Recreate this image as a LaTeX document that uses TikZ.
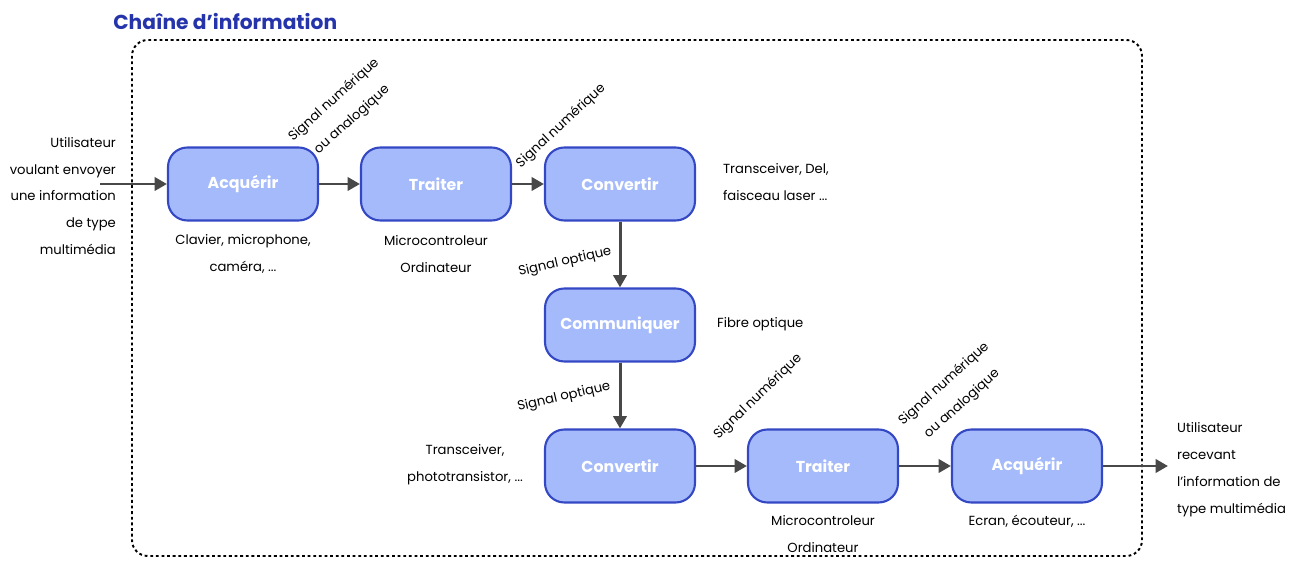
\documentclass[tikz,border=0pt]{standalone}
\usepackage{fontspec}
\setmainfont{Poppins}
\usepackage{tikz}
\usetikzlibrary{arrows.meta}
\definecolor{boxfill}{RGB}{164,186,250}
\definecolor{boxline}{RGB}{52,72,196}
\definecolor{titleblue}{RGB}{38,52,172}
\definecolor{arrowgray}{RGB}{72,72,72}
\tikzset{
  bloc/.style={draw=boxline, line width=1.2pt, fill=boxfill, rounded corners=11pt,
    minimum width=3cm, minimum height=1.46cm, text=white,
    font=\fontsize{9}{11}\selectfont\bfseries},
  legende/.style={font=\fontsize{7.5}{15.3}\selectfont, align=center, inner sep=1pt},
  fleche/.style={draw=arrowgray, line width=1.7pt, ->},
}

\begin{document}
\begin{tikzpicture}[x=0.02cm, y=-0.02cm, >={Triangle[length=7pt,width=7.5pt]}]
\useasboundingbox (0,0) rectangle (1295,563);
% cadre de la chaine
\path [draw, line width=1.1pt, dash pattern=on 1.6pt off 1.6pt, rounded corners=9pt] (132,40) rectangle (1142,556);
\path (113,30) node [anchor=base west, inner sep=0pt, text=titleblue, font=\fontsize{11.5}{13}\selectfont\bfseries] (titre) {Chaîne d’information};
% blocs
\node [bloc] (acq1) at (243,184) {Acquérir};
\node [bloc] (tra1) at (436,184) {Traiter};
\node [bloc] (conv1) at (620,184) {Convertir};
\node [bloc] (comm) at (620,325) {Communiquer};
\node [bloc] (conv2) at (620,466) {Convertir};
\node [bloc] (tra2) at (823,466) {Traiter};
\node [bloc] (acq2) at (1027,466) {Acquérir};
% utilisateurs
\node [legende, align=right, anchor=east] (emetteur) at (118,196) {Utilisateur\\voulant envoyer\\une information\\de type\\multimédia};
\node [legende, align=left, anchor=west] (recepteur) at (1175,470) {Utilisateur\\recevant\\l’information de\\type multimédia};
\coordinate (depart) at (100,184);
\coordinate (arrivee) at (1168,466);
% composants
\node [legende] (ex1) at (243,254) {Clavier, microphone,\\caméra, ...};
\node [legende] (ex2) at (436,254) {Microcontroleur\\Ordinateur};
\node [legende, align=left, anchor=west] (ex3) at (721,182) {Transceiver, Del,\\faisceau laser ...};
\node [legende, anchor=west] (ex4) at (715,324) {Fibre optique};
\node [legende] (ex5) at (465,465) {Transceiver,\\phototransistor, ...};
\node [legende] (ex6) at (823,534) {Microcontroleur\\Ordinateur};
\node [legende] (ex7) at (1027,521) {Ecran, écouteur, ...};
% signaux
\node [legende, rotate=42] (sig1) at (343,110) {Signal numérique\\ou analogique};
\node [legende, rotate=43] (sig2) at (561,126) {Signal numérique};
\node [legende, rotate=13] (sig3) at (565,262) {Signal optique};
\node [legende, rotate=13] (sig4) at (564,397) {Signal optique};
\node [legende, rotate=44] (sig5) at (758,397) {Signal numérique};
\node [legende, rotate=42] (sig6) at (953,394) {Signal numérique\\ou analogique};
% fleches
\path [fleche] (depart) -- (acq1);
\path [fleche] (acq1) -- (tra1);
\path [fleche] (tra1) -- (conv1);
\path [fleche] (conv1) -- (comm);
\path [fleche] (comm) -- (conv2);
\path [fleche] (conv2) -- (tra2);
\path [fleche] (tra2) -- (acq2);
\path [fleche] (acq2) -- (arrivee);
\end{tikzpicture}
\end{document}
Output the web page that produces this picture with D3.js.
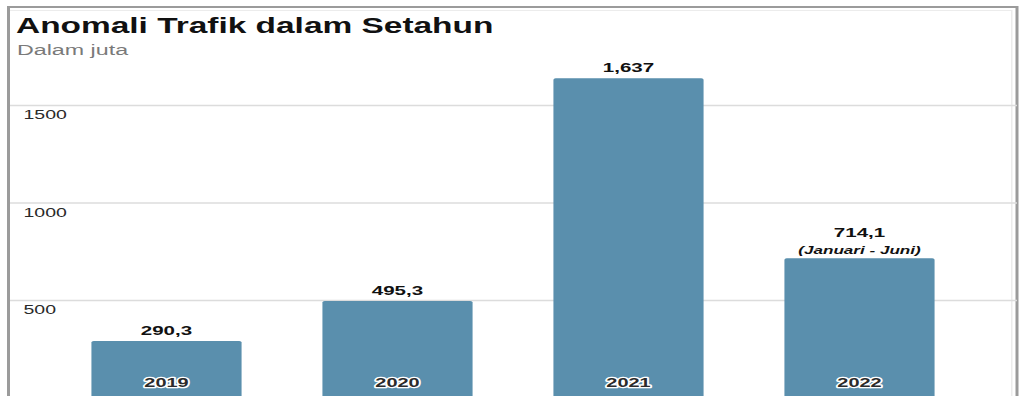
<!DOCTYPE html>
<html>
<head>
<meta charset="utf-8">
<script src="https://cdn.jsdelivr.net/npm/d3@7"></script>
<style>
  html, body { margin: 0; padding: 0; background: #fff; overflow: hidden; }
  svg { display: block; font-family: "Liberation Sans", Arial, Helvetica, sans-serif; }
</style>
</head>
<body>
<svg id="chart"></svg>
<script>
const years = ['2019', '2020', '2021', '2022'];
const values = [290.3, 495.3, 1637, 714.1];
const valueLabels = ['290,3', '495,3', '1,637', '714,1'];
const notes = ['', '', '', '(Januari - Juni)'];
const yTicks = [500, 1000, 1500];

const width = 1024;
const height = 396;
// the source picture is stretched sideways, so everything is drawn narrow and scaled
const SX = 1.5;
const innerW = width / SX;
const barColor = '#5a8fad';

const svg = d3.select('#chart').attr('width', width).attr('height', height);
const g = svg.append('g').attr('transform', `scale(${SX},1)`);

// frame
const frameL = 8.5 / SX, frameR = 1017 / SX;
g.append('rect')
  .attr('x', frameL).attr('y', 7)
  .attr('width', frameR - frameL).attr('height', height + 20)
  .attr('fill', 'none').attr('stroke', '#9b9b9b').attr('stroke-width', 2);
g.append('path')
  .attr('d', `M${frameL + 1},10.5H${frameR - 3.5}V${height + 5}`)
  .attr('fill', 'none').attr('stroke', '#ececec').attr('stroke-width', 1);

// scales
const x = d3.scaleBand().domain(years).range([10 / SX, 1016 / SX]).paddingInner(0.35).paddingOuter(0.3525);
const y = d3.scaleLinear().domain([0, 1500]).range([397.5, 105]);

// y axis: gridlines across, labels under the line
const yAxis = d3.axisRight(y).tickValues(yTicks).tickSize(frameR - frameL - 1).tickFormat(d3.format('d'));
g.append('g')
  .attr('transform', `translate(${frameL + 1},0)`)
  .call(yAxis)
  .call((a) => a.select('.domain').remove())
  .call((a) => a.selectAll('.tick line').attr('stroke', '#dcdcdc').attr('stroke-width', 1.3))
  .call((a) =>
    a.selectAll('.tick text')
      .attr('x', 13.5 / SX)
      .attr('dy', 14)
      .attr('fill', '#2a2a2a')
      .style('font-size', '13px')
  );

// title
g.append('text')
  .attr('x', 16 / SX).attr('y', 33)
  .attr('fill', '#111')
  .style('font-size', '22.3px').style('font-weight', 'bold')
  .text('Anomali Trafik dalam Setahun');
g.append('text')
  .attr('x', 17 / SX).attr('y', 55)
  .attr('fill', '#7a7a7a')
  .style('font-size', '15.5px')
  .text('Dalam juta');

// bars
g.append('g')
  .selectAll('rect')
  .data(years)
  .join('rect')
  .attr('x', (d) => x(d))
  .attr('y', (d, i) => y(values[i]))
  .attr('width', x.bandwidth())
  .attr('height', (d, i) => height + 10 - y(values[i]))
  .attr('rx', 1.5)
  .attr('fill', barColor);

// value labels
const labels = g.append('g').attr('text-anchor', 'middle');
labels.selectAll('text.value')
  .data(years)
  .join('text')
  .attr('class', 'value')
  .attr('x', (d) => x(d) + x.bandwidth() / 2)
  .attr('y', (d, i) => y(values[i]) - (notes[i] ? 21.5 : 6))
  .attr('fill', '#111')
  .style('font-size', '13.7px').style('font-weight', 'bold')
  .text((d, i) => valueLabels[i]);
labels.selectAll('text.note')
  .data(years.filter((d, i) => notes[i]))
  .join('text')
  .attr('class', 'note')
  .attr('x', (d) => x(d) + x.bandwidth() / 2)
  .attr('y', (d) => y(values[years.indexOf(d)]) - 4)
  .attr('fill', '#111')
  .style('font-size', '11.4px').style('font-weight', 'bold').style('font-style', 'italic')
  .text((d) => notes[years.indexOf(d)]);

// year labels inside the bars, dark text with a white halo
g.append('g')
  .attr('text-anchor', 'middle')
  .selectAll('text')
  .data(years)
  .join('text')
  .attr('x', (d) => x(d) + x.bandwidth() / 2)
  .attr('y', 387)
  .attr('fill', '#2b2b2b')
  .attr('stroke', '#fff')
  .attr('stroke-width', 2.6)
  .attr('stroke-linejoin', 'round')
  .attr('paint-order', 'stroke')
  .style('font-size', '13.3px').style('font-weight', 'bold')
  .text((d) => d);
</script>
</body>
</html>
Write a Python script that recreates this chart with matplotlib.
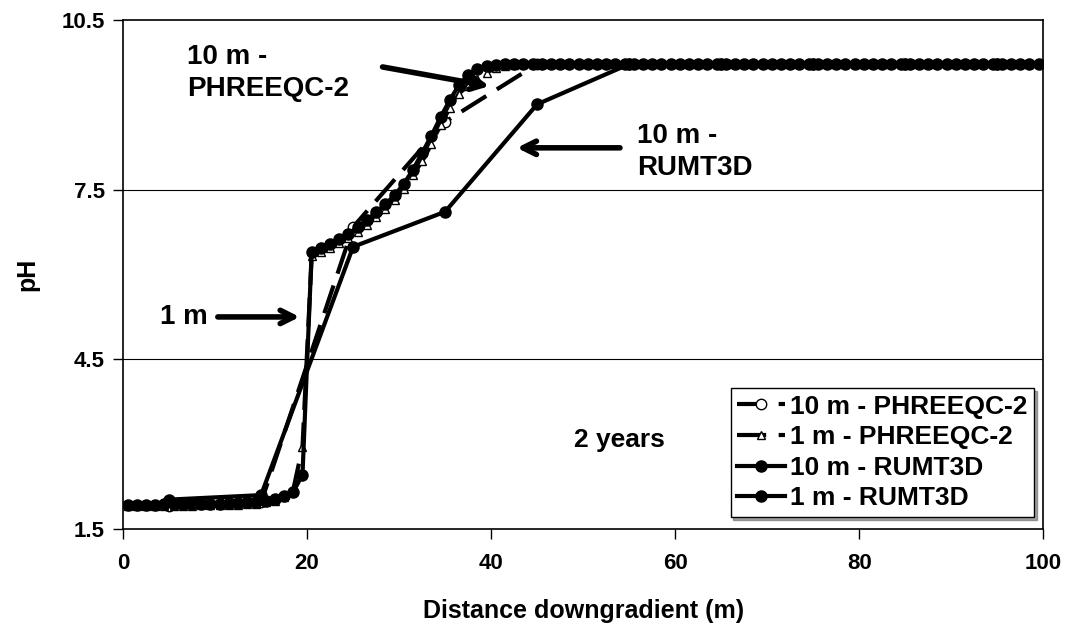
import numpy as np
import matplotlib.pyplot as plt

plt.rcParams['font.family'] = ['Liberation Sans', 'DejaVu Sans']
plt.rcParams['font.weight'] = 'bold'

# cell centres (m)
x_10m = [5, 15, 25, 35, 45, 55, 65, 75, 85, 95]
x_1m = np.arange(0.5, 100, 1.0)

# pH
ph_10m_phreeqc = [1.90, 1.97, 6.84, 8.70, 9.72, 9.72, 9.72, 9.72, 9.72, 9.72]
ph_10m_rumt3d = [2.02, 2.10, 6.49, 7.11, 9.01, 9.72, 9.72, 9.72, 9.72, 9.72]

ph_1m_phreeqc = [
    1.90, 1.90, 1.90, 1.90, 1.91, 1.91, 1.91, 1.91, 1.92, 1.92,
    1.92, 1.93, 1.93, 1.94, 1.95, 1.97, 2.00, 2.06, 2.20, 2.95,
    6.33, 6.40, 6.47, 6.55, 6.65, 6.76, 6.88, 7.01, 7.15, 7.32,
    7.52, 7.76, 8.00, 8.30, 8.65, 8.94, 9.20, 9.34, 9.45, 9.57,
    9.65, 9.69, 9.71, 9.72, 9.72, 9.72, 9.72, 9.72, 9.72, 9.72,
    9.72, 9.72, 9.72, 9.72, 9.72, 9.72, 9.72, 9.72, 9.72, 9.72,
    9.72, 9.72, 9.72, 9.72, 9.72, 9.72, 9.72, 9.72, 9.72, 9.72,
    9.72, 9.72, 9.72, 9.72, 9.72, 9.72, 9.72, 9.72, 9.72, 9.72,
    9.72, 9.72, 9.72, 9.72, 9.72, 9.72, 9.72, 9.72, 9.72, 9.72,
    9.72, 9.72, 9.72, 9.72, 9.72, 9.72, 9.72, 9.72, 9.72, 9.72,
]
ph_1m_rumt3d = [
    1.93, 1.93, 1.93, 1.93, 1.94, 1.94, 1.94, 1.94, 1.95, 1.95,
    1.95, 1.96, 1.96, 1.97, 1.98, 2.00, 2.03, 2.08, 2.16, 2.46,
    6.40, 6.47, 6.54, 6.62, 6.72, 6.84, 6.96, 7.10, 7.24, 7.40,
    7.60, 7.85, 8.15, 8.45, 8.78, 9.08, 9.35, 9.53, 9.63, 9.69,
    9.71, 9.72, 9.72, 9.72, 9.72, 9.72, 9.72, 9.72, 9.72, 9.72,
    9.72, 9.72, 9.72, 9.72, 9.72, 9.72, 9.72, 9.72, 9.72, 9.72,
    9.72, 9.72, 9.72, 9.72, 9.72, 9.72, 9.72, 9.72, 9.72, 9.72,
    9.72, 9.72, 9.72, 9.72, 9.72, 9.72, 9.72, 9.72, 9.72, 9.72,
    9.72, 9.72, 9.72, 9.72, 9.72, 9.72, 9.72, 9.72, 9.72, 9.72,
    9.72, 9.72, 9.72, 9.72, 9.72, 9.72, 9.72, 9.72, 9.72, 9.72,
]

x_ticks = [0, 20, 40, 60, 80, 100]
y_ticks = [1.5, 4.5, 7.5, 10.5]

fig = plt.figure(figsize=(10.7, 6.37), dpi=100)
ax = fig.add_axes([0.115, 0.1695, 0.86, 0.7991])

for y in [4.5, 7.5]:
    ax.axhline(y, color='black', lw=0.8, zorder=1)

ax.plot(x_10m, ph_10m_phreeqc, color='black', lw=3, dashes=(7, 3),
        marker='o', ms=7.5, mfc='white', mec='black', mew=1,
        label='10 m - PHREEQC-2', zorder=3)
ax.plot(x_1m, ph_1m_phreeqc, color='black', lw=3, dashes=(7, 3),
        marker='^', ms=5.5, mfc='white', mec='black', mew=1,
        label='1 m - PHREEQC-2', zorder=3)
ax.plot(x_10m, ph_10m_rumt3d, color='black', lw=3, marker='o', ms=8,
        label='10 m - RUMT3D', zorder=4)
ax.plot(x_1m, ph_1m_rumt3d, color='black', lw=3, marker='o', ms=8,
        label='1 m - RUMT3D', zorder=4)

ax.set_xlim(0, 100)
ax.set_ylim(1.5, 10.5)
ax.set_xticks(x_ticks)
ax.set_yticks(y_ticks)
ax.set_yticklabels(['1.5', '4.5', '7.5', '10.5'])
ax.tick_params(direction='out', length=7, width=1, labelsize=16)
ax.tick_params(axis='x', pad=10)
ax.tick_params(axis='y', pad=6)
for s in ax.spines.values():
    s.set_linewidth(1.2)

ax.set_xlabel('Distance downgradient (m)', fontsize=18, fontweight='bold', labelpad=18)
ax.set_ylabel('pH', fontsize=18, fontweight='bold', labelpad=16)

# annotations
arrow = dict(arrowstyle='->', lw=4, color='black', mutation_scale=24, shrinkA=0, shrinkB=0)
ax.annotate('', xy=(39.8, 9.33), xytext=(28.2, 9.67), arrowprops=arrow)
ax.text(6.96, 9.57, '10 m -\nPHREEQC-2', fontsize=20, fontweight='bold',
        ha='left', va='center', linespacing=1.3)
ax.annotate('', xy=(42.8, 8.24), xytext=(54.0, 8.24), arrowprops=arrow)
ax.text(55.9, 8.16, '10 m -\nRUMT3D', fontsize=20, fontweight='bold',
        ha='left', va='center', linespacing=1.3)
ax.annotate('', xy=(19.2, 5.25), xytext=(10.3, 5.25), arrowprops=arrow)
ax.text(4.0, 5.25, '1 m', fontsize=20, fontweight='bold', ha='left', va='center')
ax.text(49.0, 3.07, '2 years', fontsize=19, fontweight='bold', ha='left', va='center')

leg = ax.legend(loc='lower right', bbox_to_anchor=(0.990, 0.0236), borderaxespad=0,
                fontsize=19, frameon=True, fancybox=False, shadow=True,
                numpoints=1, handlelength=1.8, handletextpad=0.2,
                labelspacing=0.25, borderpad=0.25)
leg.get_frame().set_edgecolor('black')
leg.get_frame().set_linewidth(1.0)

fig.savefig('out.png', dpi=100)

———

Goal of the exercise. Using the data above, extract exactly the lines from the one containing "Write a Python" through the one containing "9.01, 9.72, 9.72, 9.72, 9.72, 9.72]". Pictures are left out.

Answer for the task.
Write a Python script that recreates this chart with matplotlib.
import numpy as np
import matplotlib.pyplot as plt

plt.rcParams['font.family'] = ['Liberation Sans', 'DejaVu Sans']
plt.rcParams['font.weight'] = 'bold'

# cell centres (m)
x_10m = [5, 15, 25, 35, 45, 55, 65, 75, 85, 95]
x_1m = np.arange(0.5, 100, 1.0)

# pH
ph_10m_phreeqc = [1.90, 1.97, 6.84, 8.70, 9.72, 9.72, 9.72, 9.72, 9.72, 9.72]
ph_10m_rumt3d = [2.02, 2.10, 6.49, 7.11, 9.01, 9.72, 9.72, 9.72, 9.72, 9.72]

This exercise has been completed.